Katherine thinks for a moment. Then it hits her.

‘She doesn’t know he is dead.’

It has occurred to neither. Thomas starts shifting his feet and is tugging at his collar when the door opens again and a woman enters. She is tall and slight, with a high forehead, as if her hair is plucked, and skin pale as ivory. She wears a dress dyed the colour of old sage leaves, with sleeves that droop to the floor, and once inside she stands unnaturally still, her only movement from her elbow as she gestures to the maid to offer the wine she has brought in on a silver tray.

‘Good day, Mistress Daud,’ Katherine begins. Her voice sounds loud in her own ears.

‘Good day to you,’ Mistress Daud whispers. Her eyes are fixed on Katherine’s. They are almost as pale as her face, tinged yellow. For a moment Katherine does not know how to start. Mistress Daud remains immobile while her girl passes them each a silver cup.

‘He is dead, isn’t he?’ the woman says.

After a moment Katherine nods. Mistress Daud closes her eyes. When she opens them such light as was there has faded further.

‘It is as I feared,’ she says. ‘God has not looked kindly on me.’

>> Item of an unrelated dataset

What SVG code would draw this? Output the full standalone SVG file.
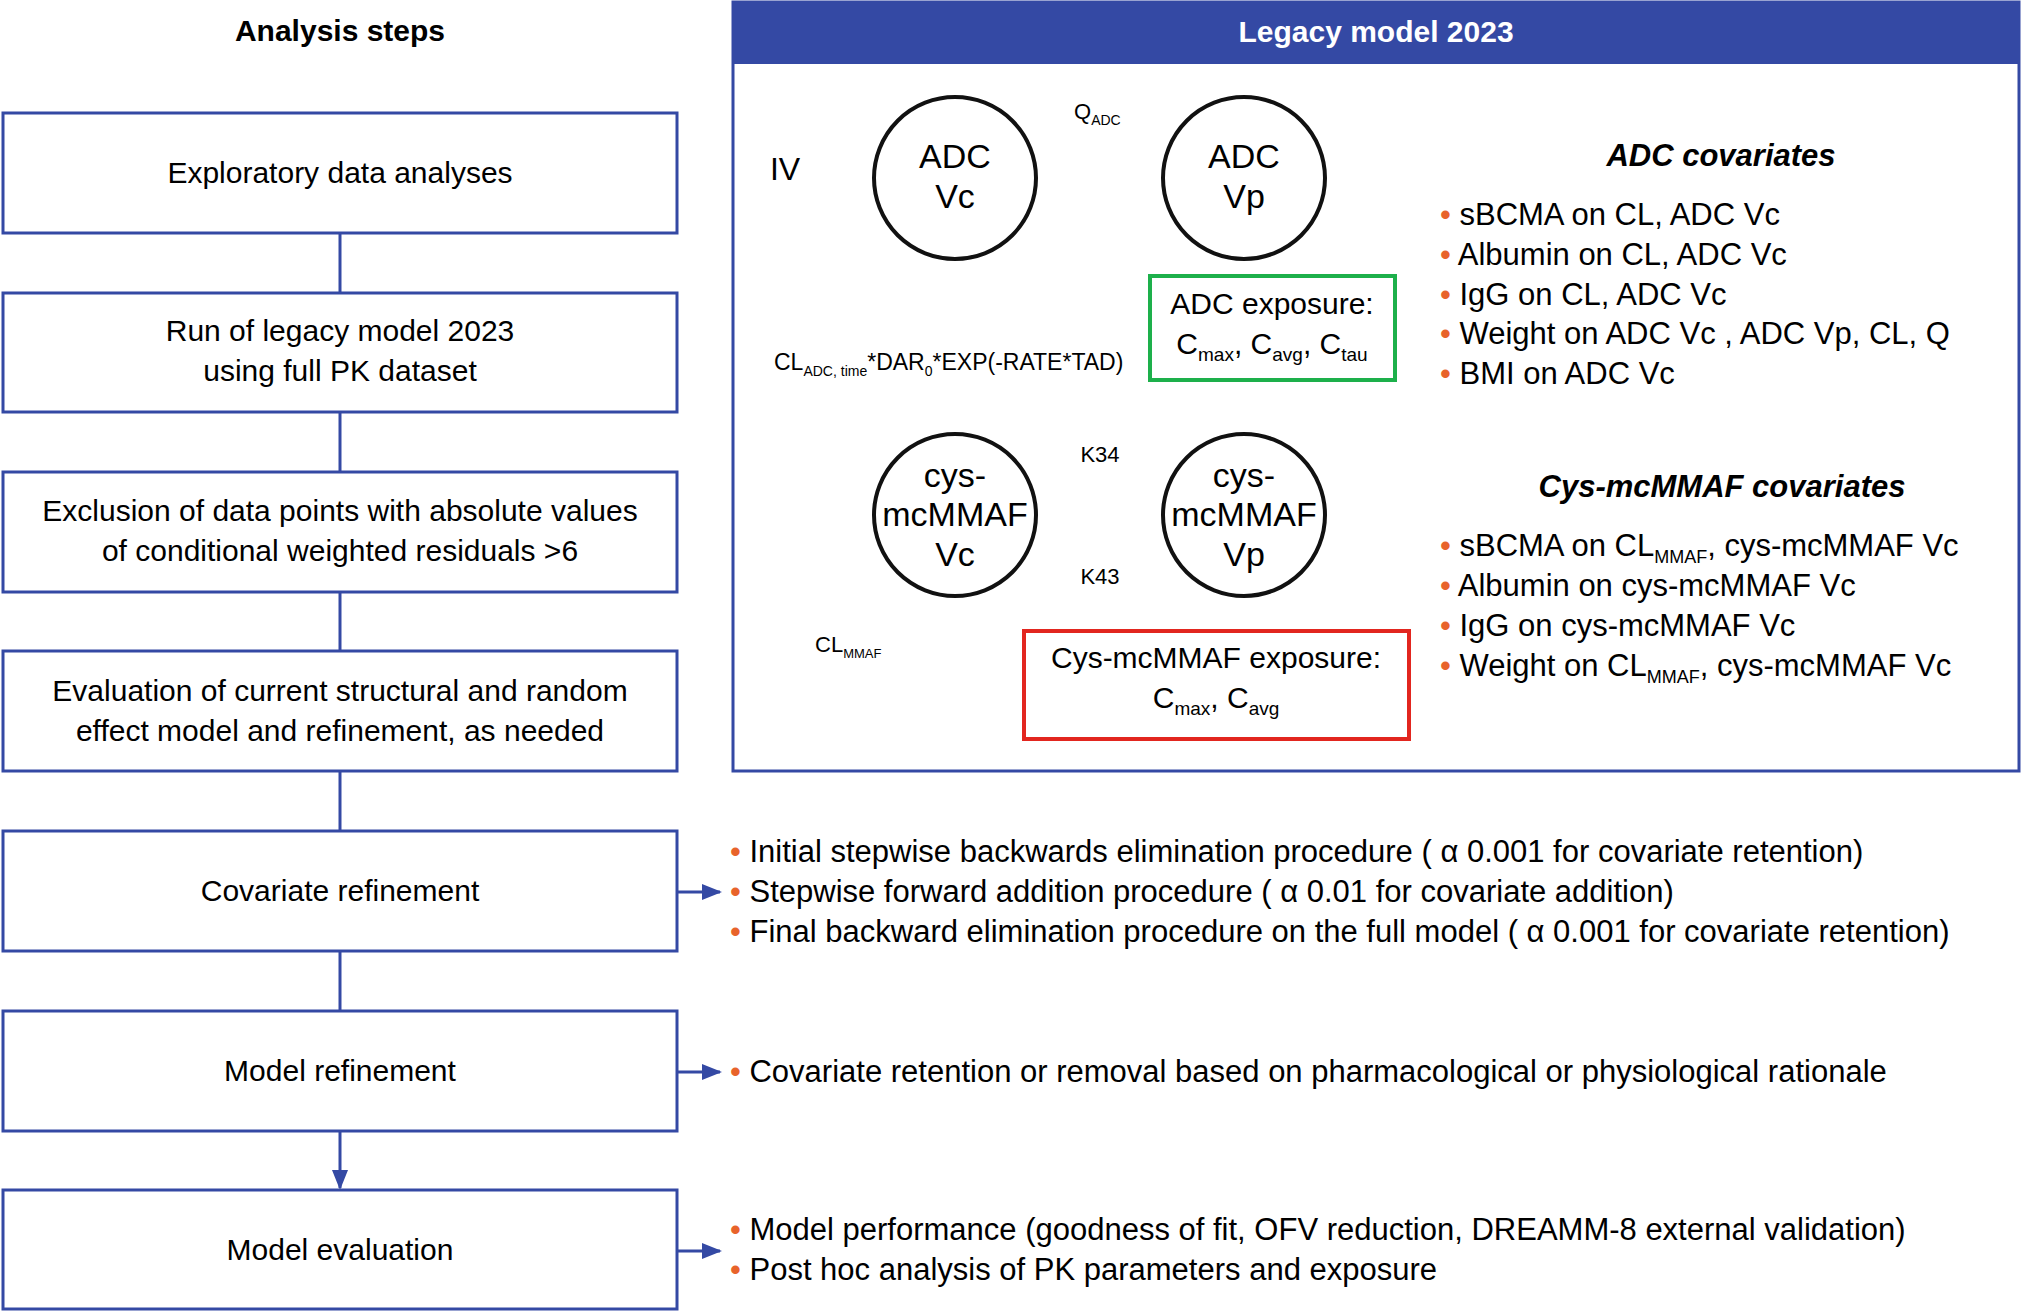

God has not looked kindly on the pardoner, either, Katherine thinks.

‘He had said his prayers,’ Katherine lies, ‘and was given absolution by a priest.’

Again the woman nods.

‘I thank you for bringing the news,’ she says. ‘If there is something . . .?’

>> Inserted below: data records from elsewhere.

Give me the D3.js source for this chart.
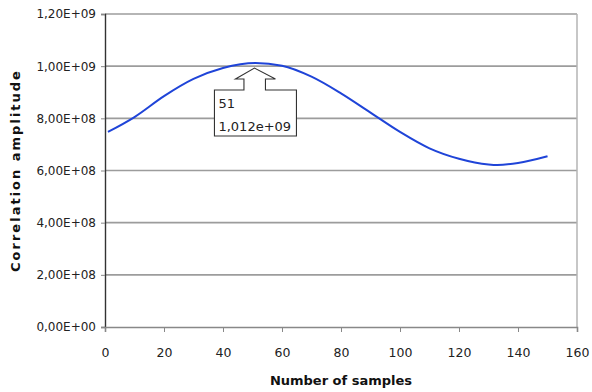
<!DOCTYPE html>
<html>
<head>
<meta charset="utf-8">
<script src="https://cdn.jsdelivr.net/npm/d3@7"></script>
<style>
  html, body { margin: 0; padding: 0; background: #fff; }
  svg { display: block; font-family: "DejaVu Sans", Verdana, sans-serif; }
</style>
</head>
<body>
<svg id="chart" width="592" height="392"></svg>
<script>
// Correlation amplitude against number of samples
const samples   = [1, 10, 20, 30, 40, 51, 60, 70, 80, 90, 100, 110, 120, 130, 133, 140, 150];
const amplitude = [7.48e8, 8.05e8, 8.85e8, 9.51e8, 9.93e8, 1.012e9, 1.002e9, 9.60e8, 8.96e8,
                   8.22e8, 7.48e8, 6.85e8, 6.45e8, 6.23e8, 6.21e8, 6.29e8, 6.55e8];
const xTicks = [0, 20, 40, 60, 80, 100, 120, 140, 160];
const yTicks = [0, 2e8, 4e8, 6e8, 8e8, 1e9, 1.2e9];
const peakSample = 51;
const peakValue = 1.012e9;

const svg = d3.select("#chart");
const plot = { left: 105, right: 577, top: 14, bottom: 327 };

const x = d3.scaleLinear().domain([0, 160]).range([plot.left, plot.right]);
const y = d3.scaleLinear().domain([0, 1.2e9]).range([plot.bottom, plot.top]);

// Excel-style scientific label, e.g. 1,20E+09
function sci(v) {
  const [m, e] = v.toExponential(2).split("e");
  const ev = parseInt(e, 10);
  const es = (ev < 0 ? "-" : "+") + String(Math.abs(ev)).padStart(2, "0");
  return m.replace(".", ",") + "E" + es;
}

// horizontal gridlines
svg.append("g")
  .selectAll("line")
  .data(yTicks.filter(d => d > 0))
  .join("line")
  .attr("x1", plot.left).attr("x2", plot.right)
  .attr("y1", d => y(d)).attr("y2", d => y(d))
  .attr("stroke", "#9c9c9c").attr("stroke-width", 1.6);

// right border of the plot area
svg.append("line")
  .attr("x1", plot.right).attr("x2", plot.right)
  .attr("y1", plot.top).attr("y2", plot.bottom)
  .attr("stroke", "#b4b4b4").attr("stroke-width", 1.5);

// y axis
const yAxis = d3.axisLeft(y).tickValues(yTicks).tickFormat(sci).tickSize(4).tickPadding(5);
const gy = svg.append("g").attr("transform", `translate(${plot.left},0)`).call(yAxis);
gy.select(".domain").attr("stroke", "#333").attr("stroke-width", 1.4);
gy.selectAll(".tick line").attr("stroke", "#888");
gy.selectAll("text").attr("font-size", 12).attr("fill", "#222")
  .attr("font-family", "DejaVu Sans, sans-serif");

// x axis
const xAxis = d3.axisBottom(x).tickValues(xTicks).tickFormat(d3.format("d")).tickSize(5).tickPadding(16);
const gx = svg.append("g").attr("transform", `translate(0,${plot.bottom})`).call(xAxis);
gx.select(".domain").attr("stroke", "#888").attr("stroke-width", 1.6);
gx.selectAll(".tick line").attr("stroke", "#888");
gx.selectAll("text").attr("font-size", 12.5).attr("fill", "#222")
  .attr("font-family", "DejaVu Sans, sans-serif");

// axis titles
svg.append("text")
  .attr("x", (plot.left + plot.right) / 2).attr("y", 385)
  .attr("text-anchor", "middle")
  .attr("font-size", 13).attr("font-weight", "bold").attr("fill", "#111")
  .text("Number of samples");

svg.append("text")
  .attr("transform", `translate(20,${(plot.top + plot.bottom) / 2}) rotate(-90)`)
  .attr("text-anchor", "middle")
  .attr("font-size", 13).attr("font-weight", "bold").attr("fill", "#111")
  .attr("letter-spacing", 2)
  .text("Correlation amplitude");

// the correlation curve
const pts = samples.map((s, i) => [s, amplitude[i]]);
svg.append("path")
  .datum(pts)
  .attr("fill", "none")
  .attr("stroke", "#1f44d8")
  .attr("stroke-width", 2)
  .attr("d", d3.line().x(d => x(d[0])).y(d => y(d[1])).curve(d3.curveMonotoneX));

// callout marking the maximum
const tipX = x(peakSample) - 1;
const tipY = y(peakValue) + 5;
const boxL = tipX - 40, boxR = tipX + 42, boxT = tipY + 22, boxB = tipY + 68;
const headY = tipY + 11;
const callout = [
  [boxL, boxB], [boxL, boxT], [tipX - 10.5, boxT], [tipX - 10.5, headY], [tipX - 19, headY],
  [tipX, tipY], [tipX + 21, headY], [tipX + 11, headY], [tipX + 11, boxT], [boxR, boxT], [boxR, boxB]
];
svg.append("path")
  .attr("d", d3.line()(callout) + "Z")
  .attr("fill", "#fff").attr("stroke", "#333").attr("stroke-width", 1.1);

const fmtPeak = v => v.toExponential(3).replace(".", ",").replace(/e\+(\d)$/, "e+0$1");
svg.append("text")
  .attr("x", boxL + 4).attr("y", tipY + 40)
  .attr("font-size", 13).attr("fill", "#222")
  .text(String(peakSample));
svg.append("text")
  .attr("x", boxL + 4).attr("y", tipY + 62.5)
  .attr("font-size", 13).attr("fill", "#222")
  .text(fmtPeak(peakValue));
</script>
</body>
</html>
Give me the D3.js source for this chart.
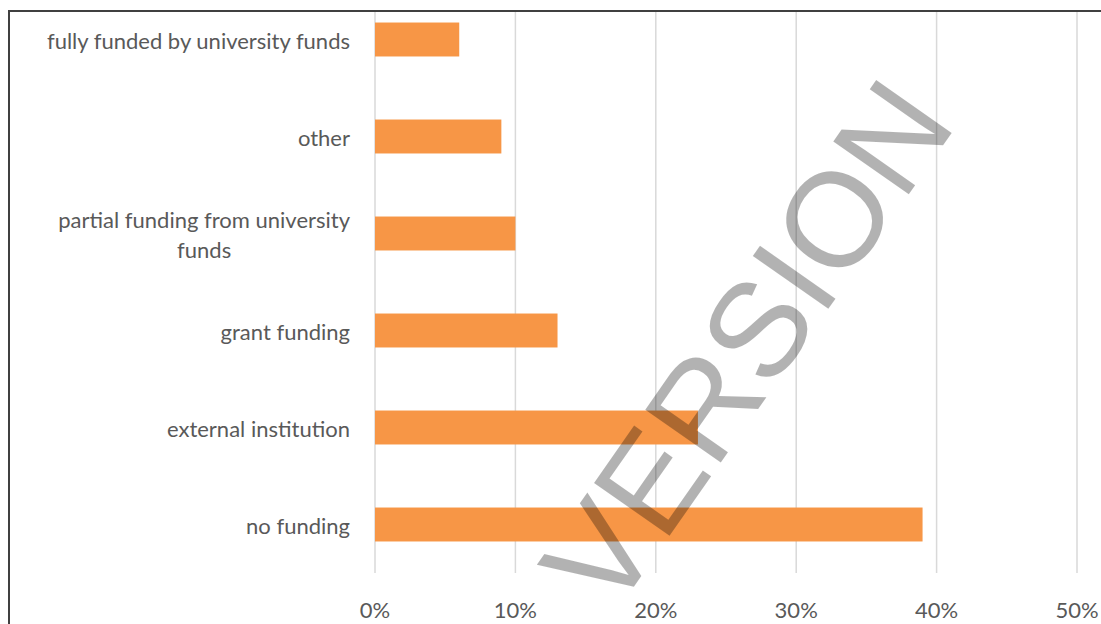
<!DOCTYPE html>
<html>
<head>
<meta charset="utf-8">
<script src="https://cdn.jsdelivr.net/npm/d3@7"></script>
<style>
  html, body { margin: 0; padding: 0; background: #ffffff; }
  svg { display: block; }
</style>
</head>
<body>
<div id="chart"></div>
<script>
// ---- data (top-to-bottom order as shown) ----
const categories = [
  "fully funded by university funds",
  "other",
  "partial funding from university funds",
  "grant funding",
  "external institution",
  "no funding"
];
const values = [6, 9, 10, 13, 23, 39];           // percent
const tickValues = [0, 10, 20, 30, 40, 50];
const tickLabels = ["0%", "10%", "20%", "30%", "40%", "50%"];
const watermarkText = "VERSION";

// ---- layout ----
const W = 1101, H = 624;
const svg = d3.select("#chart").append("svg").attr("width", W).attr("height", H);

const x = d3.scaleLinear().domain([0, 50]).range([375, 1077]);
const y = d3.scaleBand().domain(categories).range([-9, 573])
  .paddingInner(0.65).paddingOuter(0.325);

const FONT = "Lato, 'Open Sans', sans-serif";
const TXT = "#595959";
const FS = 22;

// gridlines
svg.append("g").selectAll("line").data(tickValues).join("line")
  .attr("x1", d => x(d)).attr("x2", d => x(d))
  .attr("y1", 12).attr("y2", 573)
  .attr("stroke", "#d9d9d9").attr("stroke-width", 1.5);

// bars
svg.append("g").selectAll("rect").data(values).join("rect")
  .attr("x", x(0))
  .attr("y", (d, i) => y(categories[i]))
  .attr("width", d => x(d) - x(0))
  .attr("height", y.bandwidth())
  .attr("fill", "#F79646");

// x tick labels
svg.append("g").selectAll("text").data(tickValues).join("text")
  .attr("x", d => x(d)).attr("y", 618)
  .attr("text-anchor", "middle")
  .attr("font-family", FONT).attr("font-size", FS).attr("fill", TXT)
  .text((d, i) => tickLabels[i]);

// category labels (wrapped, centered within a right-aligned block)
const labelRight = 350, maxW = 318, lineH = 30;
const lg = svg.append("g");
categories.forEach(cat => {
  const cy = y(cat) + y.bandwidth() / 2;
  const t = lg.append("text").attr("font-family", FONT).attr("font-size", FS).attr("fill", TXT);
  const words = cat.split(" ");
  const lines = [];
  let cur = [];
  const probe = t.append("tspan");
  words.forEach(w => {
    const test = cur.concat([w]).join(" ");
    probe.text(test);
    if (probe.node().getComputedTextLength() > maxW && cur.length) {
      lines.push(cur.join(" "));
      cur = [w];
    } else cur.push(w);
  });
  lines.push(cur.join(" "));
  probe.remove();
  const widths = lines.map(l => { const p = t.append("tspan").text(l); const w = p.node().getComputedTextLength(); p.remove(); return w; });
  const blockW = d3.max(widths);
  const cx = labelRight - blockW / 2;
  const y0 = cy + 2 - (lines.length - 1) * lineH / 2;
  lines.forEach((l, i) => {
    t.append("tspan").attr("x", cx).attr("y", y0 + i * lineH)
      .attr("text-anchor", "middle").attr("dy", "0.35em").text(l);
  });
});

// chart border (top and left visible)
svg.append("line").attr("x1", 8).attr("x2", W).attr("y1", 11).attr("y2", 11)
  .attr("stroke", "#404040").attr("stroke-width", 2);
svg.append("line").attr("x1", 9).attr("x2", 9).attr("y1", 10).attr("y2", H)
  .attr("stroke", "#404040").attr("stroke-width", 2);

// watermark
svg.append("text")
  .attr("transform", "translate(612,618) rotate(-55)")
  .attr("font-family", "'Liberation Sans', Arial, sans-serif")
  .attr("font-size", 134)
  .attr("fill", "#000").attr("fill-opacity", 0.3)
  .text(watermarkText);
</script>
</body>
</html>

Katherine feels the blood rise to her cheeks.

‘No, no,’ she says. ‘We are in search of no reward. It is no more than our Christian duty. But – he left only this.’

She gestures to Thomas, who hurriedly removes the ledger and offers it to her. Mistress Daud makes no move to take it.

‘A book,’ she sighs.

‘He seemed to think it was of great value,’ Katherine says.

Mistress Daud gestures to those stacked on the tables.

‘He thought all books were of great value.’

There is a long silence. A cart rumbles by outside: the cry of the carter, the plod of his horse’s hooves.

‘It is a book of names,’ Katherine goes on. ‘No more than a list, really.’

‘Keep it then,’ Mistress Daud says. ‘I have no use for it. Master Daud never taught me to read.’

There is another long silence.

‘You do not even recognise it?’ Thomas asks.

She shrugs.

‘He was going to France, he said, to sell something of great value to the King there. At least that is what he told us. But he was always planning to sell things of great value. He had three crossbows belonging to the witch Joan.’

More silence.

‘But these books—’ Thomas begins, gesturing.

‘Are nothing to me. They serve to remind me of my late husband and that is all.’

‘May I look at them?’ Thomas asks.

‘I am your servant,’ Mistress Daud says. ‘They will all be gone soon. I will have to marry again, and my husband-to-be is no lover of books. Maria will show you out.’

With that she turns and leaves the room. Maria follows. Katherine glances at Thomas. He puts his empty cup of wine on the tray, pours himself another, drinks it, and then starts wiping the dust from the bindings of the books. Katherine says nothing. She realises how cold the room is, even on a warm day.

‘Thomas,’ she says. ‘Let’s go.’

‘He has everything here,’ Thomas says. ‘Look.’ He holds up a book. ‘A psalter,’ he tells her.

‘As fine as yours?’

‘It is a copy of the Utrecht Psalter, you see? Illuminated by a genius. Look. Beautiful. And here, a Life of Julius Caesar.’

He opens the front, made of some hardwood and decorated with gold lace. He sniffs, inhaling the mixed smells of leather, wood, vellum and glue. He turns a page.